Formulate the object detection problem as direct set prediction problem. No need for engineering-heavy anchor boxes and NMS.
The attention mechanism from transformers is similar to Non-local Networks. The attention has perfect memory and has same "distance" between any two points in the image.
Previous methods such as anchor-based or anchor-free, implicitly enables a sorting of GT and prediction. The Hungarian loss used in DETR eliminates that altogether by comparing loss between two unordered sets.
This paper is extended by Deformable DETR to speed up the training of transformers by more than x10.
- Training:
- Two step process. Bipartite matching loss + Prediction loss. (the second term is called "Hungarian loss" which is quite confusing)
- The bipartite matching forces a 1-to-1 matching, without missing.
- Null padding of training set to N.
- DETR infers a fixed size set of N predictions. Predicts normalized center coordinates wrt the input image.
- Resizing feature map HxWxd to dx(HW), as a sequence of feature dim d and length of HW.
- Decoding output is non-autoregressive parallel decoding (feed previous output to the decoder to get next output).
- Input sequence to decoder are all zero, and with learned Positional embeddings (object query, learned specialized workers attending to different types of boxes).
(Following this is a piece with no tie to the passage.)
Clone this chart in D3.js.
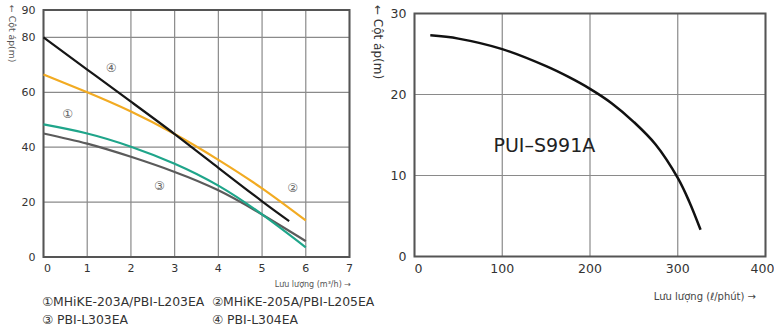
<!DOCTYPE html>
<html>
<head>
<meta charset="utf-8">
<script src="https://cdn.jsdelivr.net/npm/d3@7"></script>
<style>
body { margin:0; background:#fff; }
svg { font-family: "DejaVu Sans", Verdana, sans-serif; }
</style>
</head>
<body>
<script>
// left chart: head (m) vs flow (m3/h)
var flowTicks = [0,1,2,3,4,5,6,7];
var headTicks = [0,20,40,60,80,90];
var flow1 = [0,1,2,3,4,5,6];
var head1 = [48.3,45,40.2,34,26,15.5,3.5];        // (1) teal
var flow2 = [0,1,2,3,4,5,6];
var head2 = [66.5,60,53,44.8,35.4,25,13.3];       // (2) orange
var flow3 = [0,1,2,3,4,5,6];
var head3 = [45,41.3,36.5,31,24.3,15.5,5.8];      // (3) gray
var flow4 = [0,1,2,3,4,5,5.62];
var head4 = [80,68.3,56.6,44.8,32.5,20.3,13.1];   // (4) black
var legendNames = ["MHiKE-203A/PBI-L203EA","MHiKE-205A/PBI-L205EA","PBI-L303EA","PBI-L304EA"];
var marks = ["\u2460","\u2461","\u2462","\u2463"];

// right chart: PUI-S991A, head (m) vs flow (l/min)
var rFlowTicks = [0,100,200,300,400];
var rHeadTicks = [0,10,20,30];
var rFlow = [18,50,100,150,175,200,225,250,275,300,313,326];
var rHead = [27.3,26.9,25.6,23.5,22.2,20.7,18.9,16.6,13.8,9.7,6.8,3.3];

var svg = d3.select("body").append("svg").attr("width",774).attr("height",330);

function panel(x0,x1,y0,y1,xDom,yDom,xTicks,yTicks,fs) {
    var x = d3.scaleLinear().domain(xDom).range([x0,x1]);
    var y = d3.scaleLinear().domain(yDom).range([y1,y0]);
    var g = svg.append("g");
    g.selectAll("line.vg").data(xTicks).enter().append("line")
        .attr("x1",d=>x(d)).attr("x2",d=>x(d)).attr("y1",y0).attr("y2",y1)
        .attr("stroke","#8a8a8a").attr("stroke-width",1.2);
    g.selectAll("line.hg").data(yTicks).enter().append("line")
        .attr("y1",d=>y(d)).attr("y2",d=>y(d)).attr("x1",x0).attr("x2",x1)
        .attr("stroke","#8a8a8a").attr("stroke-width",1.2);
    g.append("rect").attr("x",x0).attr("y",y0).attr("width",x1-x0).attr("height",y1-y0)
        .attr("fill","none").attr("stroke","#555").attr("stroke-width",2);
    var last = xTicks[xTicks.length-1];
    g.selectAll("text.xt").data(xTicks).enter().append("text")
        .attr("x",d=>x(d)+(d==0?4:0)-(d==last&&fs>11?3:0)).attr("y",y1+fs+4)
        .attr("text-anchor","middle").attr("font-size",fs).attr("fill","#333").text(d=>d);
    g.selectAll("text.yt").data(yTicks).enter().append("text")
        .attr("x",x0-8).attr("y",d=>y(d)+fs*0.36)
        .attr("text-anchor","end").attr("font-size",fs).attr("fill","#333").text(d=>d);
    return {x:x,y:y,g:g};
}

var L = panel(43.5,349.5,10,257,[0,7],[0,90],flowTicks,headTicks,11);
var line = d3.line().x(d=>L.x(d[0])).y(d=>L.y(d[1])).curve(d3.curveNatural);
var series = [
    {f:flow2,h:head2,c:"#f2ab22"},
    {f:flow3,h:head3,c:"#5b5b5b"},
    {f:flow1,h:head1,c:"#1fa58a"},
    {f:flow4,h:head4,c:"#161616"}
];
series.forEach(function(s){
    L.g.append("path").attr("d",line(d3.zip(s.f,s.h)))
        .attr("fill","none").attr("stroke",s.c).attr("stroke-width",2.2);
});
// circled labels inside the plot
var tags = [[0.55,52],[5.7,25],[2.65,26],[1.55,69]];
L.g.selectAll("text.tag").data(tags).enter().append("text")
    .attr("x",d=>L.x(d[0])).attr("y",d=>L.y(d[1])+4)
    .attr("text-anchor","middle").attr("font-size",12).attr("fill","#666")
    .text((d,i)=>marks[i]);

svg.append("text").attr("transform","translate(9,5) rotate(90)")
    .attr("font-size",9.3).attr("fill","#555").text("\u2190 C\u1ed9t \u00e1p(m)");
svg.append("text").attr("x",351).attr("y",287).attr("text-anchor","end")
    .attr("font-size",8).attr("fill","#555").text("L\u01b0u l\u01b0\u1ee3ng  (m\u00b3/h)  \u2192");

var legPos = [[42,306],[212,306],[42,324],[212,324]];
svg.selectAll("text.leg").data(legendNames).enter().append("text")
    .attr("x",(d,i)=>legPos[i][0]).attr("y",(d,i)=>legPos[i][1])
    .attr("font-size",12.4).attr("fill","#333")
    .text((d,i)=>marks[i]+(i>1?" ":"")+d);

var R = panel(414.5,765.5,13.5,256.5,[0,400],[0,30],rFlowTicks,rHeadTicks,12.5);
var rline = d3.line().x(d=>R.x(d[0])).y(d=>R.y(d[1])).curve(d3.curveCatmullRom.alpha(0.5));
R.g.append("path").attr("d",rline(d3.zip(rFlow,rHead)))
    .attr("fill","none").attr("stroke","#111").attr("stroke-width",2.5);
R.g.append("text").attr("x",R.x(148)).attr("y",R.y(12.9))
    .attr("text-anchor","middle").attr("font-size",19).attr("fill","#222").text("PUI\u2013S991A");

svg.append("text").attr("transform","translate(374,5) rotate(90)")
    .attr("font-size",12).attr("fill","#333").text("\u2190 C\u1ed9t \u00e1p(m)");
svg.append("text").attr("x",756).attr("y",300).attr("text-anchor","end")
    .attr("font-size",10).attr("fill","#444").text("L\u01b0u l\u01b0\u1ee3ng  (\u2113/ph\u00fat) \u2192");
</script>
</body>
</html>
- Object query can be learned with SGD. It is part of the model's weight. It is a bit like PE but not exactly the same. It is essentially training different annotators to pay different part to the image and focus on certain type of bboxes.
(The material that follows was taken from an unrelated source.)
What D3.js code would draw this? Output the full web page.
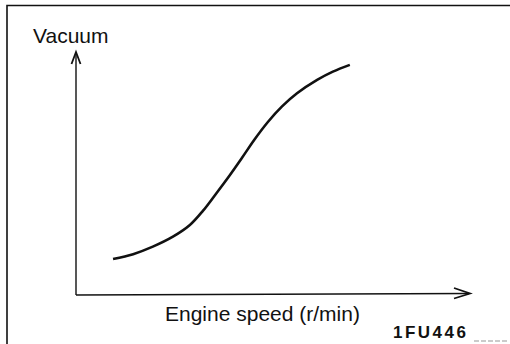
<!DOCTYPE html>
<html>
<head>
<meta charset="utf-8">
<script src="https://cdn.jsdelivr.net/npm/d3@7/dist/d3.min.js"></script>
<style>
  html, body { margin: 0; padding: 0; background: #fff; }
  svg { display: block; }
  text { font-family: "Liberation Sans", Arial, Helvetica, sans-serif; fill: #111; }
</style>
</head>
<body>
<svg id="chart" width="510" height="344"></svg>
<script>
// Engine speed (relative units) and matching vacuum (relative units)
const engineSpeed = [9.4, 14.5, 19.5, 24.6, 28.9, 32.2, 35.5, 38.8, 42.1, 45.4, 48.7, 52.3, 56.1, 61.2, 65.2, 69.5];
const vacuum      = [14.8, 16.8, 19.9, 24.0, 28.8, 34.6, 41.6, 48.8, 56.4, 64.2, 71.2, 77.6, 83.0, 88.5, 91.9, 94.7];
const axisTitles  = ["Engine speed (r/min)", "Vacuum"];
const figureCode  = ["1FU446"];

const svg = d3.select("#chart");
const ink = "#111";

const x = d3.scaleLinear().domain([0, 100]).range([76, 470]);
const y = d3.scaleLinear().domain([0, 100]).range([295, 52]);

// Frame: top and left edges
svg.append("path")
  .attr("d", "M7,344 L7,5.5 L510,5.5")
  .attr("fill", "none").attr("stroke", ink).attr("stroke-width", 1.6);

// Axes
svg.append("line")
  .attr("x1", x(0)).attr("y1", y(0)).attr("x2", x(0)).attr("y2", y(100) + 1)
  .attr("stroke", ink).attr("stroke-width", 1.4);
svg.append("line")
  .attr("x1", x(0)).attr("y1", y(0)).attr("x2", x(100) - 1).attr("y2", y(0) - 1.5)
  .attr("stroke", ink).attr("stroke-width", 1.6);

// Arrowheads
svg.append("path")
  .attr("d", `M${x(0) - 4.5},${y(100) + 12} L${x(0)},${y(100)} L${x(0) + 4.5},${y(100) + 12}`)
  .attr("fill", "none").attr("stroke", ink).attr("stroke-width", 1.8).attr("stroke-linejoin", "miter");
svg.append("path")
  .attr("d", `M${x(100) - 16},${y(0) - 7} L${x(100)},${y(0) - 1.5} L${x(100) - 16},${y(0) + 3.5}`)
  .attr("fill", "none").attr("stroke", ink).attr("stroke-width", 1.8).attr("stroke-linejoin", "miter");

// Vacuum curve
const line = d3.line()
  .x((d, i) => x(engineSpeed[i]))
  .y(d => y(d))
  .curve(d3.curveCatmullRom.alpha(0.5));

svg.append("path")
  .datum(vacuum)
  .attr("d", line)
  .attr("fill", "none")
  .attr("stroke", ink)
  .attr("stroke-width", 2.6)
  .attr("stroke-linecap", "butt");

// Titles
svg.append("text")
  .attr("x", 33).attr("y", 43)
  .attr("font-size", 21)
  .text(axisTitles[1]);

svg.append("text")
  .attr("x", 165).attr("y", 321)
  .attr("font-size", 21)
  .text(axisTitles[0]);

svg.append("text")
  .attr("x", 393).attr("y", 338)
  .attr("font-size", 17)
  .attr("font-weight", "bold")
  .attr("letter-spacing", 2.5)
  .text(figureCode[0]);

// faint rule after the code
svg.append("line")
  .attr("x1", 474).attr("y1", 341).attr("x2", 508).attr("y2", 341)
  .attr("stroke", "#bbb").attr("stroke-width", 1.5).attr("stroke-dasharray", "5,2");
</script>
</body>
</html>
- The N=100 decoders in a way can be seen as 100 adaptive anchors.
- Need extremely long training (300 epochs) to converge, vs 1x = 12 epochs for Faster RCNN. --> This is improved by Deformable DETR.
- Input is a flattened feature map, with shape HW x C.
- Matching loss + Hungarian loss
$L_{matching} = -\mathbb{1}(c_i \neq \varnothing)p(c_i) + \mathbb{1}(c_i \neq \varnothing) L(y_{bbox}, \hat{y}_{bbox})$ $L_{Hungarian} = -p(c_i) + \mathbb{1}(c_i \neq \varnothing) L(y_{bbox}, \hat{y}_{bbox})$ - Note that the class mask in Hungarian loss is gone. This is needed to suppress false positive or near-duplicates.
- Generalized IoU loss for scale invariant and more robust alternative to IoU or Dice loss.
- Decoder computational complexity is much smaller than encoder as num of objects N << HW.
- Seems like object detectors usually do not use Adam nor dropout. ("We are not aware of successful applications of ...")
- Key findings for explainability of DETR:
- Encoder is able to separate individual objects.
- Decoder typically attends to object extremities.
- The visualization of bbox prediction of various output slots in DETR demonstrates that each slot attends to a particular type of objects. This is highly intriguing, similar to the prototype masks in YOLACT.
- Uses updated AdamW for training.